What is needed
Search the records for "this". Copy every line where it appears.

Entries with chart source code
— start —
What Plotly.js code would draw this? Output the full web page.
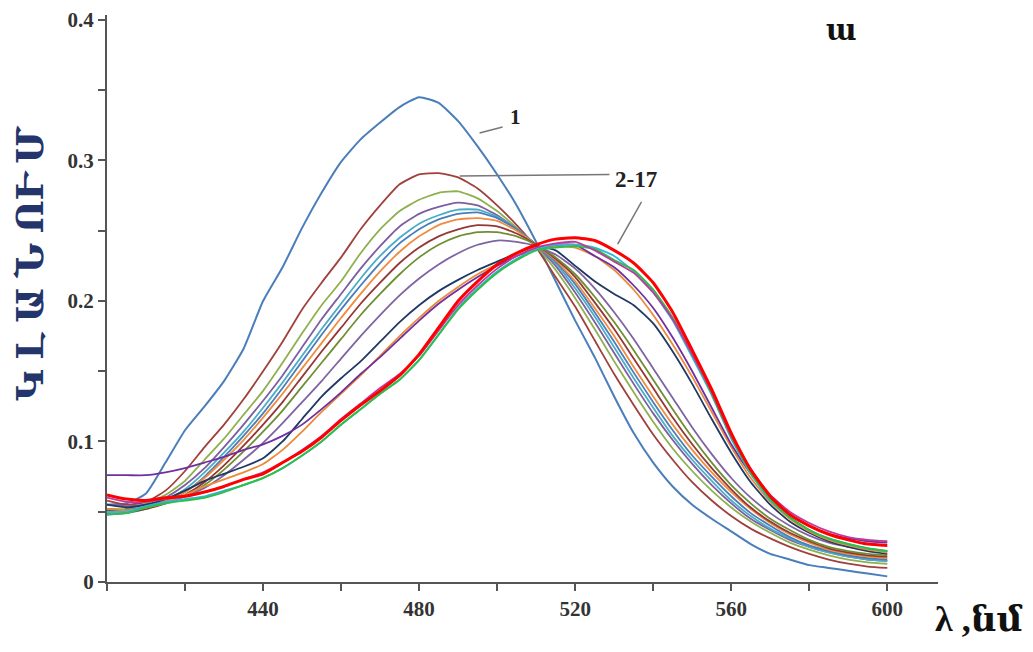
<!DOCTYPE html>
<html>
<head>
<meta charset="utf-8">
<script src="https://cdn.plot.ly/plotly-3.0.1.min.js"></script>
<style>html,body{margin:0;padding:0;background:#fff;}#chart{width:1033px;height:652px;}</style>
</head>
<body>
<div id="chart"></div>
<script>
// wavelength, nm
const wavelength = [400,405,410,415,420,425,430,435,440,445,450,455,460,465,470,475,480,485,490,495,500,505,510,515,520,525,530,535,540,545,550,555,560,565,570,575,580,585,590,595,600];

const s1  = [0.055,0.056,0.063,0.085,0.108,0.125,0.143,0.166,0.200,0.224,0.252,0.277,0.299,0.315,0.327,0.338,0.345,0.341,0.328,0.310,0.290,0.268,0.242,0.214,0.186,0.160,0.132,0.106,0.085,0.068,0.055,0.045,0.036,0.027,0.020,0.016,0.012,0.010,0.008,0.006,0.004];
const s2  = [0.058,0.055,0.057,0.065,0.079,0.096,0.112,0.130,0.150,0.171,0.194,0.213,0.231,0.251,0.268,0.283,0.290,0.291,0.288,0.280,0.268,0.254,0.238,0.217,0.196,0.172,0.148,0.126,0.105,0.087,0.071,0.058,0.047,0.038,0.031,0.025,0.020,0.016,0.013,0.011,0.010];
const s3  = [0.052,0.052,0.056,0.062,0.072,0.087,0.102,0.119,0.136,0.156,0.177,0.197,0.214,0.234,0.251,0.264,0.272,0.277,0.278,0.273,0.264,0.252,0.239,0.222,0.202,0.180,0.157,0.135,0.114,0.095,0.079,0.065,0.053,0.043,0.035,0.028,0.023,0.019,0.016,0.014,0.013];
const s4  = [0.050,0.051,0.054,0.060,0.069,0.081,0.096,0.112,0.129,0.147,0.167,0.187,0.205,0.223,0.239,0.253,0.262,0.267,0.270,0.268,0.261,0.251,0.240,0.225,0.206,0.185,0.163,0.141,0.120,0.101,0.084,0.069,0.056,0.045,0.037,0.030,0.025,0.021,0.018,0.016,0.015];
const s5  = [0.049,0.050,0.053,0.058,0.066,0.078,0.092,0.107,0.124,0.142,0.161,0.180,0.198,0.216,0.232,0.245,0.255,0.261,0.265,0.265,0.260,0.251,0.240,0.227,0.209,0.189,0.167,0.145,0.124,0.104,0.087,0.072,0.058,0.047,0.038,0.031,0.025,0.021,0.018,0.016,0.015];
const s6  = [0.048,0.049,0.052,0.057,0.064,0.075,0.089,0.104,0.120,0.138,0.157,0.176,0.194,0.211,0.227,0.241,0.251,0.258,0.262,0.263,0.259,0.251,0.240,0.228,0.212,0.192,0.171,0.149,0.128,0.108,0.090,0.075,0.061,0.049,0.040,0.032,0.026,0.022,0.019,0.017,0.016];
const s7  = [0.050,0.050,0.053,0.058,0.064,0.074,0.087,0.101,0.117,0.134,0.152,0.170,0.188,0.205,0.221,0.235,0.246,0.254,0.258,0.259,0.257,0.250,0.240,0.229,0.214,0.195,0.175,0.153,0.132,0.112,0.094,0.078,0.064,0.052,0.042,0.034,0.028,0.023,0.020,0.018,0.017];
const s8  = [0.051,0.050,0.052,0.056,0.062,0.071,0.083,0.097,0.112,0.128,0.146,0.164,0.181,0.198,0.213,0.227,0.238,0.246,0.251,0.254,0.253,0.248,0.240,0.230,0.217,0.199,0.180,0.159,0.138,0.117,0.098,0.081,0.066,0.053,0.043,0.035,0.029,0.024,0.021,0.019,0.018];
const s9  = [0.052,0.051,0.053,0.056,0.061,0.069,0.080,0.093,0.107,0.122,0.139,0.156,0.173,0.190,0.205,0.219,0.231,0.240,0.246,0.249,0.249,0.246,0.240,0.231,0.219,0.203,0.185,0.165,0.144,0.123,0.103,0.085,0.069,0.056,0.045,0.037,0.030,0.025,0.022,0.020,0.019];
const s10 = [0.055,0.054,0.055,0.057,0.061,0.067,0.076,0.087,0.099,0.113,0.128,0.143,0.159,0.175,0.190,0.204,0.216,0.226,0.234,0.240,0.243,0.242,0.239,0.233,0.223,0.209,0.192,0.173,0.152,0.131,0.110,0.091,0.074,0.060,0.049,0.040,0.033,0.028,0.025,0.023,0.022];
const s11 = [0.055,0.053,0.055,0.059,0.065,0.072,0.077,0.082,0.088,0.100,0.116,0.132,0.145,0.157,0.171,0.185,0.197,0.207,0.215,0.222,0.228,0.234,0.239,0.236,0.225,0.214,0.205,0.197,0.184,0.164,0.141,0.116,0.092,0.071,0.055,0.043,0.035,0.029,0.025,0.022,0.020];
const s12 = [0.052,0.051,0.053,0.057,0.062,0.068,0.073,0.078,0.084,0.094,0.107,0.121,0.134,0.147,0.161,0.175,0.188,0.200,0.210,0.219,0.226,0.232,0.237,0.239,0.238,0.232,0.222,0.208,0.190,0.169,0.146,0.121,0.096,0.074,0.057,0.045,0.036,0.030,0.026,0.023,0.021];
const s13 = [0.076,0.076,0.076,0.078,0.081,0.085,0.089,0.094,0.098,0.104,0.112,0.123,0.135,0.148,0.160,0.173,0.186,0.198,0.208,0.217,0.225,0.232,0.237,0.240,0.240,0.232,0.224,0.211,0.195,0.174,0.150,0.124,0.098,0.077,0.060,0.048,0.040,0.034,0.031,0.029,0.028];
const s14 = [0.050,0.050,0.054,0.057,0.059,0.061,0.065,0.069,0.074,0.081,0.090,0.100,0.112,0.123,0.134,0.144,0.158,0.176,0.195,0.209,0.221,0.230,0.237,0.240,0.240,0.238,0.232,0.221,0.206,0.186,0.160,0.133,0.102,0.077,0.058,0.046,0.037,0.031,0.027,0.024,0.022];
const s15 = [0.048,0.049,0.053,0.056,0.058,0.060,0.064,0.069,0.074,0.081,0.090,0.100,0.112,0.123,0.134,0.144,0.158,0.176,0.194,0.208,0.220,0.229,0.236,0.238,0.239,0.237,0.229,0.222,0.208,0.188,0.162,0.134,0.103,0.078,0.059,0.046,0.037,0.031,0.027,0.024,0.022];
const s16 = [0.060,0.057,0.057,0.059,0.061,0.064,0.068,0.073,0.078,0.085,0.094,0.104,0.116,0.127,0.138,0.148,0.161,0.179,0.197,0.211,0.223,0.232,0.238,0.241,0.242,0.236,0.228,0.220,0.206,0.187,0.162,0.135,0.104,0.080,0.062,0.050,0.042,0.036,0.032,0.030,0.029];
const s17 = [0.062,0.059,0.058,0.060,0.061,0.064,0.068,0.073,0.077,0.085,0.093,0.103,0.115,0.126,0.136,0.147,0.162,0.181,0.200,0.214,0.226,0.234,0.240,0.244,0.245,0.243,0.236,0.227,0.213,0.192,0.165,0.137,0.106,0.080,0.061,0.048,0.040,0.034,0.030,0.027,0.026];

const seriesList = [s1,s2,s3,s4,s5,s6,s7,s8,s9,s10,s11,s12,s13,s14,s15,s16,s17];
const seriesColors = ['#4A7EBB','#A0403C','#8FB04F','#7D5FA0','#4BACC6','#4A7EBB','#F08C3E','#953735','#6F8F35','#8064A2','#1F3864','#E98B3A','#7030A0','#31B6E0','#2DBE4B','#C0399B','#FF0000'];
const seriesWidths = [2,1.8,1.8,1.8,1.8,1.8,1.8,1.8,1.8,1.8,1.8,1.8,1.8,1.8,2,1.8,3];

const xTicks = [440,480,520,560,600];
const yTicks = [0,0.1,0.2,0.3,0.4];
const yTickText = ['0','0.1','0.2','0.3','0.4'];

const traces = seriesList.map((s,i)=>({
  x: wavelength, y: s, type:'scatter', mode:'lines',
  line:{color:seriesColors[i], width:seriesWidths[i], shape:'spline', smoothing:0.5},
  showlegend:false, hoverinfo:'skip'
}));

const serif = 'Liberation Serif, DejaVu Serif, Times New Roman, serif';
const tickFont = {family: serif, size:21, weight:'bold', color:'#333'};

const layout = {
  width:1033, height:652,
  margin:{l:107, r:95, t:15, b:70},
  paper_bgcolor:'#fff', plot_bgcolor:'#fff',
  xaxis:{
    range:[400,613], tickmode:'array', tickvals:xTicks,
    ticks:'outside', ticklen:7, tickwidth:2, tickcolor:'#555',
    showline:true, linecolor:'#555', linewidth:2, showgrid:false, zeroline:false,
    tickfont:tickFont,
    minor:{tick0:400, dtick:20, ticks:'outside', ticklen:7, tickwidth:2, tickcolor:'#555', showgrid:false}
  },
  yaxis:{
    range:[0,0.4035], tickmode:'array', tickvals:yTicks, ticktext:yTickText,
    ticks:'outside', ticklen:7, tickwidth:2, tickcolor:'#555',
    showline:true, linecolor:'#555', linewidth:2, showgrid:false, zeroline:false,
    tickfont:tickFont,
    minor:{tick0:0, dtick:0.05, ticks:'outside', ticklen:7, tickwidth:2, tickcolor:'#555', showgrid:false}
  },
  shapes:[
    {type:'line', xref:'x', yref:'y', x0:495.5, y0:0.3196, x1:501.4, y1:0.3238, line:{color:'#777', width:1.5}},
    {type:'line', xref:'x', yref:'y', x0:490.4, y0:0.2890, x1:528.8, y1:0.2900, line:{color:'#777', width:1.5}},
    {type:'line', xref:'x', yref:'y', x0:537.0, y0:0.2705, x1:530.9, y1:0.2405, line:{color:'#777', width:1.5}}
  ],
  annotations:[
    {xref:'x', yref:'y', x:504.6, y:0.331, text:'1', showarrow:false, font:{family:serif, size:21, weight:'bold', color:'#222'}},
    {xref:'x', yref:'y', x:535.6, y:0.2865, text:'2-17', showarrow:false, font:{family:serif, size:23, weight:'bold', color:'#222'}},
    {xref:'paper', yref:'paper', x:0.905, y:1.005, text:'ա', showarrow:false, font:{family:serif, size:29, weight:'bold', color:'#111'}},
    {xref:'paper', yref:'paper', x:-0.0927, y:0.564, text:'Կ Լ Ա Ն ՈՒ Մ', textangle:-90, showarrow:false, xanchor:'center', yanchor:'middle', font:{family:serif, size:38, weight:'bold', color:'#23356B'}},
    {xref:'paper', yref:'paper', x:1.049, y:-0.066, text:'λ ,նմ', showarrow:false, xanchor:'center', yanchor:'middle', font:{family:serif, size:36, weight:'bold', color:'#111'}}
  ]
};

Plotly.newPlot('chart', traces, layout, {staticPlot:true, displayModeBar:false});
</script>
</body>
</html>
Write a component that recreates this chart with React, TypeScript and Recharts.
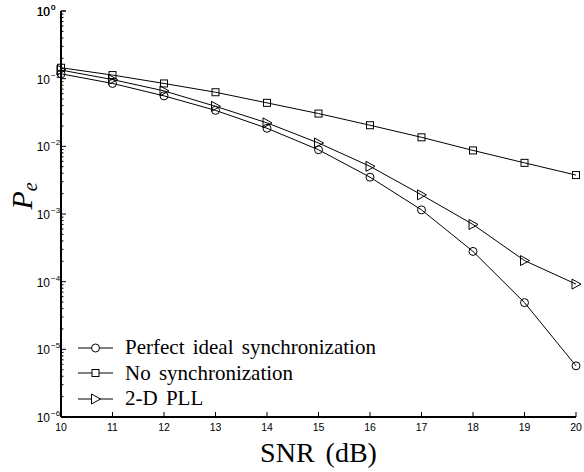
— end —
Response below
What Plotly.js code would draw this? Output the full web page.
Write a component that recreates this chart with React, TypeScript and Recharts.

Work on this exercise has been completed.